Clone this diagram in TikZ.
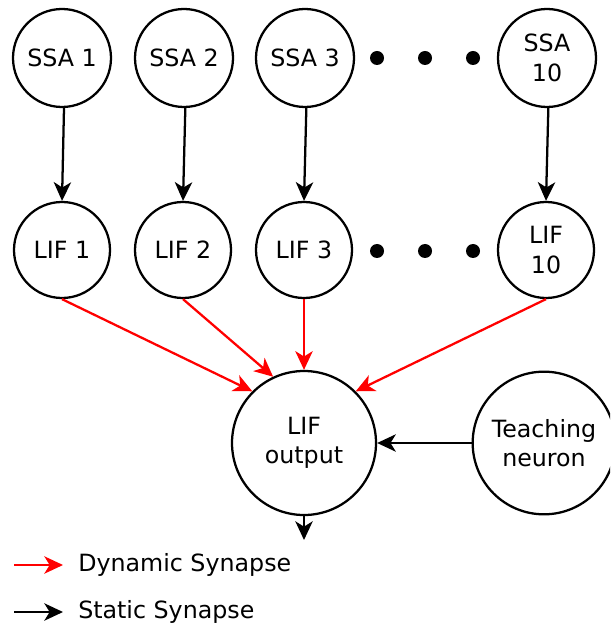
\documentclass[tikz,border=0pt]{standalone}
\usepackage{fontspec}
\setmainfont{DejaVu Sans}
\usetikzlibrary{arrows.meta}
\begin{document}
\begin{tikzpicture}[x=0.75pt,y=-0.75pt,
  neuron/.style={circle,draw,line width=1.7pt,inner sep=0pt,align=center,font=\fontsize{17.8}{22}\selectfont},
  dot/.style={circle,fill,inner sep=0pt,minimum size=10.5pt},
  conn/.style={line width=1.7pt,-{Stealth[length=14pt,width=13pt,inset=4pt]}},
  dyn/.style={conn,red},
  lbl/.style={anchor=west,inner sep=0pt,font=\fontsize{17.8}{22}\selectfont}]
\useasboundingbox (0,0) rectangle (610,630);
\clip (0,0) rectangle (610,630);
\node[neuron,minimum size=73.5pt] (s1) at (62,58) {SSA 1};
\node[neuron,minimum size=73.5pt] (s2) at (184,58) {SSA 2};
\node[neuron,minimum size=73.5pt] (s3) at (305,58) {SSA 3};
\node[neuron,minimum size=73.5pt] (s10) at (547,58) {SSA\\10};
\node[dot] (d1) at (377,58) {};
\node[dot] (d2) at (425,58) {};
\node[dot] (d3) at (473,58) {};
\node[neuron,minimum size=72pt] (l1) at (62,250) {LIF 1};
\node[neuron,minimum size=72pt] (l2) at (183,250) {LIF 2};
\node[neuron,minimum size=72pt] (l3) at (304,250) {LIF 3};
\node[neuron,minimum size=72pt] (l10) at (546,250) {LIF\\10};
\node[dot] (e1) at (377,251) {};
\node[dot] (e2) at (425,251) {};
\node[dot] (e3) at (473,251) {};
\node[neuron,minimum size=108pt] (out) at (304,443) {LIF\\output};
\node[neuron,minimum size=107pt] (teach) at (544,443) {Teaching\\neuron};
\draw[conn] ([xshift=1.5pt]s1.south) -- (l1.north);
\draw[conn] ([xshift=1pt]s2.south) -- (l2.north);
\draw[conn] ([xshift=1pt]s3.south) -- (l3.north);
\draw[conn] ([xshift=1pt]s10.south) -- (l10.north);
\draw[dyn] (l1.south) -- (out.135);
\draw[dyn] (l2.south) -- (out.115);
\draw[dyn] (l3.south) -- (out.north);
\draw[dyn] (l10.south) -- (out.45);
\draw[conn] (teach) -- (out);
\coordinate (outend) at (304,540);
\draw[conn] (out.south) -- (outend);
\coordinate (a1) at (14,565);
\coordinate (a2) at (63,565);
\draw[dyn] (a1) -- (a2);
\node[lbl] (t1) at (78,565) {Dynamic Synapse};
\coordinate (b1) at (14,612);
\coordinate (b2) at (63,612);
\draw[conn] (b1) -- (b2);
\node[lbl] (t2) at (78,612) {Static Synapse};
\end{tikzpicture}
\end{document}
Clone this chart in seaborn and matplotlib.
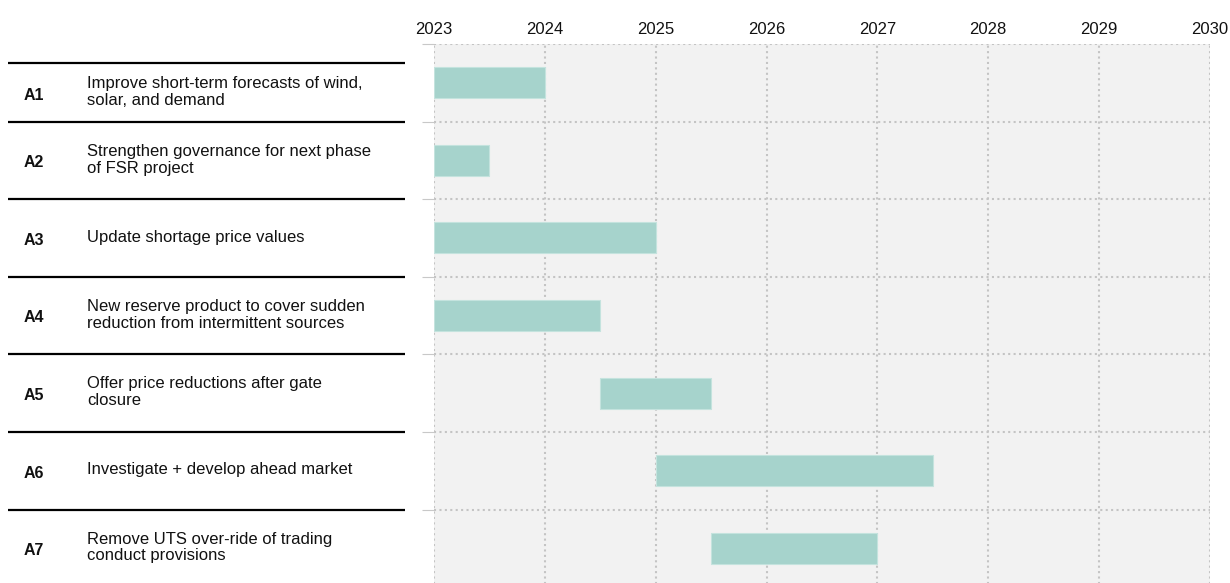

____________

» **WHAT TO DO**: Report all lines of the data that include the word "this".

» **WRITTEN SOLUTION**:
Clone this diagram in TikZ.
Clone this chart in seaborn and matplotlib.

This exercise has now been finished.